-- start RECORDED DATA --

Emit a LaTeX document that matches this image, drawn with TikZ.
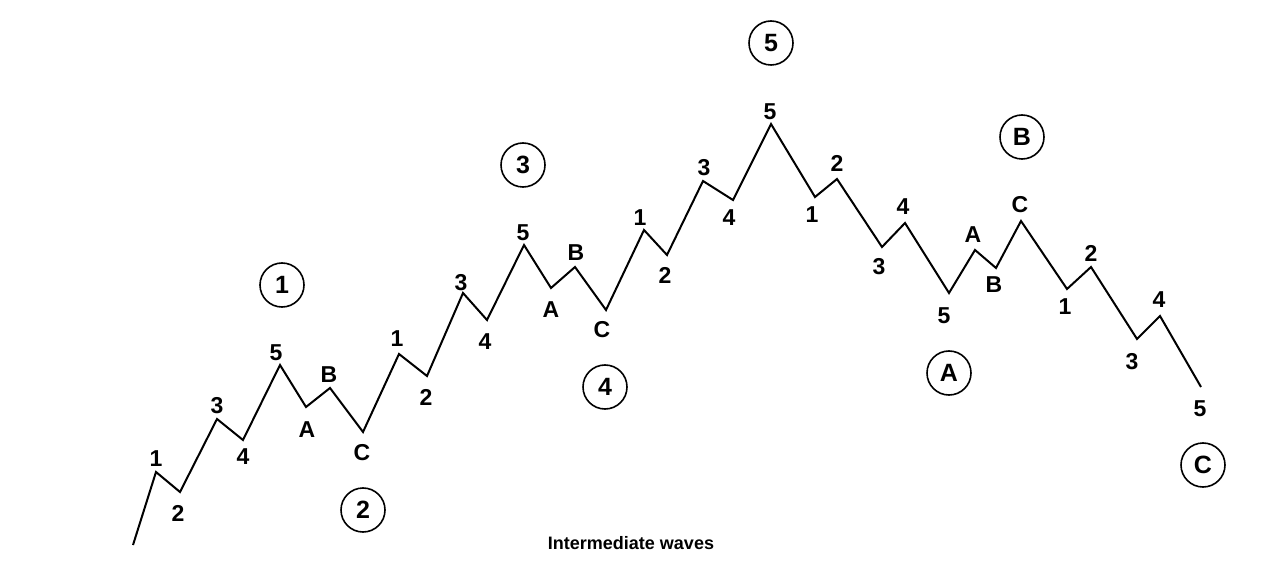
\documentclass[tikz,border=0pt]{standalone}
\usepackage{fontspec}
\setmainfont{Liberation Sans}
\usepackage{tikz}
\usetikzlibrary{calc}
\tikzset{
    rotulo/.style={
        inner sep=0pt,
        font=\fontsize{11.5}{13}\selectfont\bfseries
    },
    circulo/.style={
        circle,
        draw,
        thick,
        inner sep=0pt,
        minimum size=22pt,
        font=\fontsize{12.5}{14}\selectfont\bfseries
    },
    onda/.style={line width=1pt, line join=miter},
    legenda/.style={inner sep=0pt, font=\fontsize{9}{11}\selectfont\bfseries}
}

\begin{document}
\begin{tikzpicture}[x=0.5pt, y=-0.5pt]
        \useasboundingbox (0,0) rectangle (1285,572);

        % vertices da onda
        \coordinate (p0) at (133,545);
        \coordinate (p1) at (156,472);
        \coordinate (p2) at (180,492);
        \coordinate (p3) at (217,419);
        \coordinate (p4) at (243,440);
        \coordinate (p5) at (280,365);
        \coordinate (pA) at (306,407);
        \coordinate (pB) at (330,388);
        \coordinate (pC) at (363,432);
        \coordinate (q1) at (399,354);
        \coordinate (q2) at (427,376);
        \coordinate (q3) at (463,293);
        \coordinate (q4) at (487,320);
        \coordinate (q5) at (524,245);
        \coordinate (qA) at (551,288);
        \coordinate (qB) at (575,267);
        \coordinate (qC) at (606,310);
        \coordinate (r1) at (644,230);
        \coordinate (r2) at (667,255);
        \coordinate (r3) at (703,181);
        \coordinate (r4) at (733,200);
        \coordinate (r5) at (771,124);
        \coordinate (s1) at (815,197);
        \coordinate (s2) at (837,179);
        \coordinate (s3) at (882,247);
        \coordinate (s4) at (905,223);
        \coordinate (s5) at (949,293);
        \coordinate (sA) at (975,250);
        \coordinate (sB) at (996,268);
        \coordinate (sC) at (1021,221);
        \coordinate (t1) at (1067,289);
        \coordinate (t2) at (1091,267);
        \coordinate (t3) at (1137,339);
        \coordinate (t4) at (1160,316);
        \coordinate (t5) at (1201,387);

        \draw[onda] (p0) -- (p1) -- (p2) -- (p3) -- (p4) -- (p5) -- (pA) -- (pB) -- (pC)
            -- (q1) -- (q2) -- (q3) -- (q4) -- (q5) -- (qA) -- (qB) -- (qC)
            -- (r1) -- (r2) -- (r3) -- (r4) -- (r5) -- (s1) -- (s2) -- (s3) -- (s4) -- (s5)
            -- (sA) -- (sB) -- (sC) -- (t1) -- (t2) -- (t3) -- (t4) -- (t5);

        % rotulos menores
        \node[rotulo] (lp1) at (156,459) {1};
        \node[rotulo] (lp2) at (178,513) {2};
        \node[rotulo] (lp3) at (217,406) {3};
        \node[rotulo] (lp4) at (243,457) {4};
        \node[rotulo] (lp5) at (276,353) {5};
        \node[rotulo] (lpA) at (307,430) {A};
        \node[rotulo] (lpB) at (329,375) {B};
        \node[rotulo] (lpC) at (362,453) {C};
        \node[rotulo] (lq1) at (397,339) {1};
        \node[rotulo] (lq2) at (426,397) {2};
        \node[rotulo] (lq3) at (461,283) {3};
        \node[rotulo] (lq4) at (485,342) {4};
        \node[rotulo] (lq5) at (523,233) {5};
        \node[rotulo] (lqA) at (551,310) {A};
        \node[rotulo] (lqB) at (576,253) {B};
        \node[rotulo] (lqC) at (602,330) {C};
        \node[rotulo] (lr1) at (640,218) {1};
        \node[rotulo] (lr2) at (665,275) {2};
        \node[rotulo] (lr3) at (704,168) {3};
        \node[rotulo] (lr4) at (729,218) {4};
        \node[rotulo] (lr5) at (770,112) {5};
        \node[rotulo] (ls1) at (812,215) {1};
        \node[rotulo] (ls2) at (837,163) {2};
        \node[rotulo] (ls3) at (879,267) {3};
        \node[rotulo] (ls4) at (903,207) {4};
        \node[rotulo] (ls5) at (944,316) {5};
        \node[rotulo] (lsA) at (973,235) {A};
        \node[rotulo] (lsB) at (994,285) {B};
        \node[rotulo] (lsC) at (1020,205) {C};
        \node[rotulo] (lt1) at (1065,307) {1};
        \node[rotulo] (lt2) at (1091,253) {2};
        \node[rotulo] (lt3) at (1132,362) {3};
        \node[rotulo] (lt4) at (1159,300) {4};
        \node[rotulo] (lt5) at (1200,409) {5};

        % ondas intermediarias
        \node[circulo] (c1) at (282,285) {1};
        \node[circulo] (c2) at (363,510) {2};
        \node[circulo] (c3) at (523,165) {3};
        \node[circulo] (c4) at (605,387) {4};
        \node[circulo] (c5) at (771,43) {5};
        \node[circulo] (cA) at (949,373) {A};
        \node[circulo] (cB) at (1022,137) {B};
        \node[circulo] (cC) at (1203,465) {C};

        \node[legenda] (titulo) at (631,543) {Intermediate waves};
    \end{tikzpicture}
\end{document}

-- end RECORDED DATA --

REQUIREMENTS:
Make an exact copy of the lines from the top of the material through the line with "(0,0) rectangle (1285,572);", pictures excluded.

COMPLETED EXERCISE:
Emit a LaTeX document that matches this image, drawn with TikZ.
\documentclass[tikz,border=0pt]{standalone}
\usepackage{fontspec}
\setmainfont{Liberation Sans}
\usepackage{tikz}
\usetikzlibrary{calc}
\tikzset{
    rotulo/.style={
        inner sep=0pt,
        font=\fontsize{11.5}{13}\selectfont\bfseries
    },
    circulo/.style={
        circle,
        draw,
        thick,
        inner sep=0pt,
        minimum size=22pt,
        font=\fontsize{12.5}{14}\selectfont\bfseries
    },
    onda/.style={line width=1pt, line join=miter},
    legenda/.style={inner sep=0pt, font=\fontsize{9}{11}\selectfont\bfseries}
}

\begin{document}
\begin{tikzpicture}[x=0.5pt, y=-0.5pt]
        \useasboundingbox (0,0) rectangle (1285,572);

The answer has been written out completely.